Located at the start of the High Line, BFB has gotten most of its attention so far thanks to the Heisenburger, a 10 ounce bacon cheeseburger that might inspire fear in lesser eaters, but hungry stomach growls in those with proper appetites. Though a Heisenburger challenge exists (eat three in one sitting and your meal is free), BFB isn’t really about food challenges.

Chef Chris Mitchell’s burger menu is inspired by true love for a simple hamburger. He describes the Heisenburger not as a mammoth obstacle to be conquered, but like the product created by the fictional genius that shares its name, as a hamburger in its purest form. Sure it’s big, but at the end of the day it’s a bacon cheeseburger served the way that Mitchell likes it best. His Kramer burger is named after his lawyer, not the Seinfeld character, and lets New York burger-lovers try a french onion soup burger at a price much lower than other such burgers in the city. And for those longing for a taste of the west coast phenom In-N-Out Burger, an off-menu version is available at BFB that is pretty damn close to the genuine article. There’s certainly a time and a place for gimmicky burgers, but Mitchell understands that BFB’s success hinges on bringing the humble burger to New York in its iconic form. He just gets it.
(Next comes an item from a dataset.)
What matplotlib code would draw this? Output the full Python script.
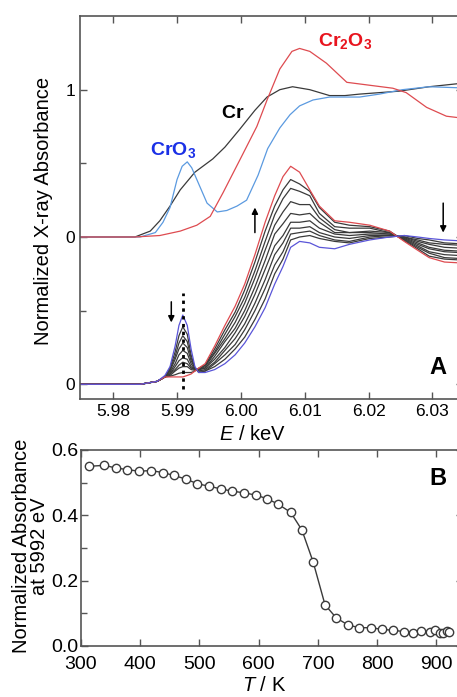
import matplotlib
matplotlib.use('Agg')
import matplotlib.pyplot as plt
from matplotlib.ticker import FixedLocator

plt.rcParams['font.family'] = ['Liberation Sans', 'DejaVu Sans']
plt.rcParams['mathtext.fontset'] = 'custom'
plt.rcParams['mathtext.rm'] = 'Liberation Sans'
plt.rcParams['mathtext.it'] = 'Liberation Sans:italic'
plt.rcParams['mathtext.bf'] = 'Liberation Sans:bold'

# --- panel A: reference spectra (plotted with +1 offset) ---
e_cr = [5.9748, 5.9834, 5.9858, 5.9873, 5.9889, 5.9905, 5.9928, 5.9956, 5.9975, 5.9998, 6.0022,
        6.0041, 6.0061, 6.0081, 6.0108, 6.0139, 6.0163, 6.0186, 6.0217, 6.0248, 6.0295, 6.036]
mu_cr = [0, 0, 0.04, 0.11, 0.21, 0.32, 0.44, 0.53, 0.61, 0.73, 0.86,
         0.95, 1.00, 1.02, 1.00, 0.96, 0.96, 0.97, 0.98, 0.99, 1.02, 1.05]

e_cro3 = [5.9748, 5.9842, 5.9866, 5.9878, 5.9889, 5.9900, 5.9908, 5.9916, 5.9923, 5.9931, 5.9947,
          5.9963, 5.9978, 5.9994, 6.0009, 6.0027, 6.0042, 6.0061, 6.0077, 6.0092, 6.0113, 6.0139,
          6.0186, 6.0217, 6.0253, 6.0295, 6.036]
mu_cro3 = [0, 0, 0.03, 0.10, 0.20, 0.39, 0.48, 0.51, 0.47, 0.39, 0.23,
           0.17, 0.18, 0.21, 0.25, 0.42, 0.60, 0.74, 0.83, 0.89, 0.93, 0.95,
           0.95, 0.97, 1.00, 1.02, 1.01]

e_cr2o3 = [5.9748, 5.9834, 5.9873, 5.9905, 5.9931, 5.9952, 5.9972, 5.9998, 6.0025, 6.0041, 6.0061,
           6.0080, 6.0092, 6.0108, 6.0134, 6.0166, 6.0202, 6.0238, 6.0259, 6.0291, 6.0322, 6.036]
mu_cr2o3 = [0, 0, 0.01, 0.04, 0.08, 0.14, 0.30, 0.52, 0.75, 0.93, 1.14,
            1.26, 1.28, 1.26, 1.18, 1.05, 1.03, 1.01, 0.98, 0.88, 0.82, 0.80]

# --- panel A: in situ spectra during heating ---
e_run = [5.9748, 5.9842, 5.9869, 5.9881, 5.9889, 5.9897, 5.9903, 5.9909, 5.9916, 5.9922, 5.9928,
         5.9934, 5.9944, 5.9959, 5.9975, 5.9991, 6.0006, 6.0022, 6.0038, 6.0053, 6.0066, 6.0078,
         6.0092, 6.0108, 6.0123, 6.0147, 6.0170, 6.0202, 6.0233, 6.0256, 6.0277, 6.0295, 6.0319, 6.036]
mu_start = [0, 0, 0.02, 0.06, 0.12, 0.26, 0.40, 0.47, 0.40, 0.24, 0.12,
            0.08, 0.08, 0.10, 0.14, 0.20, 0.28, 0.39, 0.52, 0.68, 0.80, 0.93,
            0.97, 0.96, 0.93, 0.92, 0.95, 0.98, 1.00, 1.01, 1.00, 0.99, 0.98, 0.97]
mu_end = [0, 0, 0.02, 0.05, 0.05, 0.05, 0.05, 0.05, 0.06, 0.07, 0.09,
          0.11, 0.14, 0.26, 0.40, 0.53, 0.68, 0.88, 1.10, 1.28, 1.41, 1.48,
          1.44, 1.32, 1.21, 1.11, 1.10, 1.08, 1.04, 0.97, 0.91, 0.86, 0.83, 0.82]
mu_mid = [
    [0, 0, 0.02, 0.05, 0.055, 0.065, 0.075, 0.08, 0.08, 0.08, 0.09, 0.11, 0.13, 0.24, 0.37, 0.49, 0.64,
     0.83, 1.04, 1.21, 1.32, 1.39, 1.36, 1.31, 1.20, 1.10, 1.08, 1.07, 1.04, 0.975, 0.92, 0.87, 0.85, 0.84],
    [0, 0, 0.02, 0.05, 0.06, 0.09, 0.11, 0.12, 0.12, 0.10, 0.095, 0.10, 0.13, 0.22, 0.34, 0.46, 0.59,
     0.77, 0.97, 1.15, 1.26, 1.33, 1.31, 1.28, 1.16, 1.07, 1.06, 1.06, 1.03, 0.98, 0.93, 0.89, 0.86, 0.85],
    [0, 0, 0.02, 0.05, 0.07, 0.10, 0.13, 0.15, 0.14, 0.11, 0.10, 0.10, 0.12, 0.21, 0.31, 0.42, 0.55,
     0.72, 0.91, 1.08, 1.17, 1.24, 1.22, 1.22, 1.13, 1.05, 1.03, 1.04, 1.03, 0.985, 0.94, 0.90, 0.88, 0.87],
    [0, 0, 0.02, 0.05, 0.07, 0.12, 0.16, 0.18, 0.17, 0.12, 0.10, 0.10, 0.11, 0.19, 0.29, 0.38, 0.50,
     0.66, 0.84, 1.02, 1.09, 1.16, 1.15, 1.16, 1.10, 1.03, 1.03, 1.03, 1.02, 0.99, 0.95, 0.92, 0.90, 0.89],
    [0, 0, 0.02, 0.05, 0.08, 0.14, 0.20, 0.23, 0.21, 0.14, 0.10, 0.10, 0.11, 0.17, 0.25, 0.35, 0.46,
     0.61, 0.78, 0.94, 1.01, 1.10, 1.10, 1.11, 1.06, 1.02, 1.01, 1.02, 1.02, 0.995, 0.96, 0.93, 0.91, 0.90],
    [0, 0, 0.02, 0.05, 0.09, 0.17, 0.24, 0.28, 0.25, 0.16, 0.11, 0.09, 0.10, 0.15, 0.23, 0.31, 0.41,
     0.55, 0.71, 0.88, 0.96, 1.06, 1.06, 1.07, 1.03, 1.00, 0.99, 1.01, 1.01, 1.00, 0.97, 0.95, 0.93, 0.92],
    [0, 0, 0.02, 0.05, 0.10, 0.19, 0.28, 0.33, 0.29, 0.18, 0.11, 0.09, 0.09, 0.14, 0.20, 0.27, 0.37,
     0.50, 0.65, 0.81, 0.90, 1.02, 1.03, 1.04, 1.01, 0.98, 0.97, 1.00, 1.01, 1.00, 0.98, 0.96, 0.95, 0.94],
    [0, 0, 0.02, 0.05, 0.11, 0.22, 0.33, 0.39, 0.34, 0.20, 0.11, 0.08, 0.09, 0.12, 0.17, 0.24, 0.32,
     0.44, 0.58, 0.75, 0.85, 0.98, 1.00, 1.01, 0.99, 0.97, 0.96, 0.99, 1.00, 1.01, 0.99, 0.98, 0.96, 0.95],
]

# --- panel B: pre-edge peak height vs temperature ---
temp_k = [314, 339, 359, 378, 398, 418, 438, 457, 477, 496, 516, 536, 555, 575, 595, 614, 633, 654,
          673, 692, 712, 731, 751, 770, 789, 808, 827, 846, 861, 874, 889, 898, 906, 912, 918, 922]
peak_abs = [0.550, 0.553, 0.545, 0.540, 0.535, 0.537, 0.531, 0.522, 0.511, 0.497, 0.489, 0.481,
            0.474, 0.469, 0.462, 0.451, 0.434, 0.409, 0.355, 0.257, 0.126, 0.086, 0.064, 0.056,
            0.056, 0.051, 0.048, 0.044, 0.041, 0.046, 0.044, 0.048, 0.041, 0.041, 0.046, 0.044]

RED = '#de4b50'
BLUE_REF = '#5b9ae0'
BLUE_RUN = '#5a55d8'
GREY = '#3a3a3a'
SPINE = '#555555'

fig = plt.figure(figsize=(4.57, 6.97), dpi=100)
# axes run a little past the right edge, as in the cropped original
ax_a = fig.add_axes([0.1751, 0.4275, 0.8380, 0.5495])
ax_b = fig.add_axes([0.1772, 0.0732, 0.8360, 0.2812])

# panel A
for mu in mu_mid:
    ax_a.plot(e_run, mu, color=GREY, lw=0.9)
ax_a.plot(e_run, mu_end, color=RED, lw=0.9)
ax_a.plot(e_run, mu_start, color=BLUE_RUN, lw=0.9)

ax_a.plot(e_cr, [v + 1 for v in mu_cr], color=GREY, lw=0.9)
ax_a.plot(e_cro3, [v + 1 for v in mu_cro3], color=BLUE_REF, lw=0.9)
ax_a.plot(e_cr2o3, [v + 1 for v in mu_cr2o3], color=RED, lw=0.9)

ax_a.plot([5.991, 5.991], [-0.03, 0.62], color='black', lw=2, ls=(0, (1.2, 1.6)))

arrow = dict(arrowstyle='-|>', color='black', lw=1.1, mutation_scale=9, shrinkA=0, shrinkB=0)
ax_a.annotate('', xy=(5.9891, 0.42), xytext=(5.9891, 0.56), arrowprops=arrow)
ax_a.annotate('', xy=(6.0022, 1.20), xytext=(6.0022, 1.03), arrowprops=arrow)
ax_a.annotate('', xy=(6.0317, 1.03), xytext=(6.0317, 1.23), arrowprops=arrow)

ax_a.text(6.0163, 2.33, r'$\mathbf{Cr_2O_3}$', color='#e8141e', fontsize=14, ha='center', va='center')
ax_a.text(5.9894, 1.59, r'$\mathbf{CrO_3}$', color='#1a30e6', fontsize=14, ha='center', va='center')
ax_a.text(5.9988, 1.84, r'$\mathbf{Cr}$', color='black', fontsize=14, ha='center', va='center')
ax_a.text(6.0308, 0.116, 'A', fontsize=17, fontweight='bold', ha='center', va='center')

ax_a.set_xlim(5.9748, 6.0348)
ax_a.set_ylim(-0.1, 2.5)
ax_a.set_xticks([5.98, 5.99, 6.00, 6.01, 6.02, 6.03])
ax_a.set_xticklabels(['5.98', '5.99', '6.00', '6.01', '6.02', '6.03'])
ax_a.set_yticks([0, 1, 2])
ax_a.set_yticklabels(['0', '0', '1'])
ax_a.yaxis.set_minor_locator(FixedLocator([0.5, 1.5]))
ax_a.set_xlabel(r'$E$ / keV', fontsize=14.5)
ax_a.xaxis.set_label_coords(0.45, -0.068)
ax_a.set_ylabel('Normalized X-ray Absorbance', fontsize=14.5)
ax_a.yaxis.set_label_coords(-0.071, 0.49)
ax_a.tick_params(labelsize=12.5)

# panel B
ax_b.plot(temp_k, peak_abs, color=GREY, lw=1.0, marker='o', ms=6, mfc='white', mec=GREY, mew=1.0)
ax_b.text(902, 0.513, 'B', fontsize=17, fontweight='bold', ha='center', va='center')
ax_b.set_xlim(300, 945)
ax_b.set_ylim(0, 0.6)
ax_b.set_xticks([300, 400, 500, 600, 700, 800, 900])
ax_b.set_yticks([0.0, 0.2, 0.4, 0.6])
ax_b.set_yticklabels(['0.0', '0.2', '0.4', '0.6'])
ax_b.yaxis.set_minor_locator(FixedLocator([0.1, 0.3, 0.5]))
ax_b.set_xlabel(r'$T$ / K', fontsize=14.5)
ax_b.xaxis.set_label_coords(0.48, -0.155)
ax_b.set_ylabel('Normalized Absorbance\nat 5992 eV', fontsize=14.5, linespacing=0.95)
ax_b.yaxis.set_label_coords(-0.084, 0.51)
ax_b.tick_params(axis='y', labelsize=14, pad=2)
ax_b.tick_params(axis='x', labelsize=14, pad=7)

for ax in (ax_a, ax_b):
    ax.tick_params(which='both', direction='in', top=True, right=True, color=SPINE, width=1.0)
    ax.tick_params(which='major', length=5)
    ax.tick_params(which='minor', length=4)
    for s in ax.spines.values():
        s.set_color(SPINE)
        s.set_linewidth(1.2)

fig.savefig('out.png', dpi=100)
There’s no better appetizer for a big burger than a smaller burger, so we started the meal off with In-N-Out Burgers. The thousand island sauce on this burger was plenty close to In-N-Out’s signature spread, making this burger a worthy east coast doppelgänger. If New York is lucky, BFB will get really ambitious and start offering up Animal Style burgers as well.

As mentioned above, the Kramer is essentially a french onion soup burger. I’ve grown to love this style of burger,which started becoming a more popular offering in the last year. This burger had perfectly balanced toppings, perhaps because instead of the typically used dijon mustard, this burger is topped with Sir Kensington’s Spicy Ketchup. The Swiss cheese was definitely abundant, so if you aren’t ready for that much lactose then pick another burger on the menu.

And finally, the Heisenburger. The centerpiece of BFB is as pure a burger creation as Mitchell claims. The bacon, soft the way he likes it, adds a strong texture and flavor to each bite. Every part of the 10 ounce patty is expertly seasoned. Cheese, pickles, lettuce, and onion cover every inch (as do tomatoes, but I’m not big on tomatoes on burgers). The bun is intensely big, but soft and tasty and necessary for the heft that the Heisenburger brings. As a delivery system for delicious, one has to imagine that Walter White would approve. He would also approve of the blue twinkie that comes with the burger, and is actually leagues more palatable than a Hostess Twinkie.

These burgers are tops, and I can’t think of any more superlatives beyond the ones I’ve already used to describe them. That said, I’m going to use this space to say that the sweet potato fries were also mind-blowing, so go eat all of this and then walk it off on the High Line.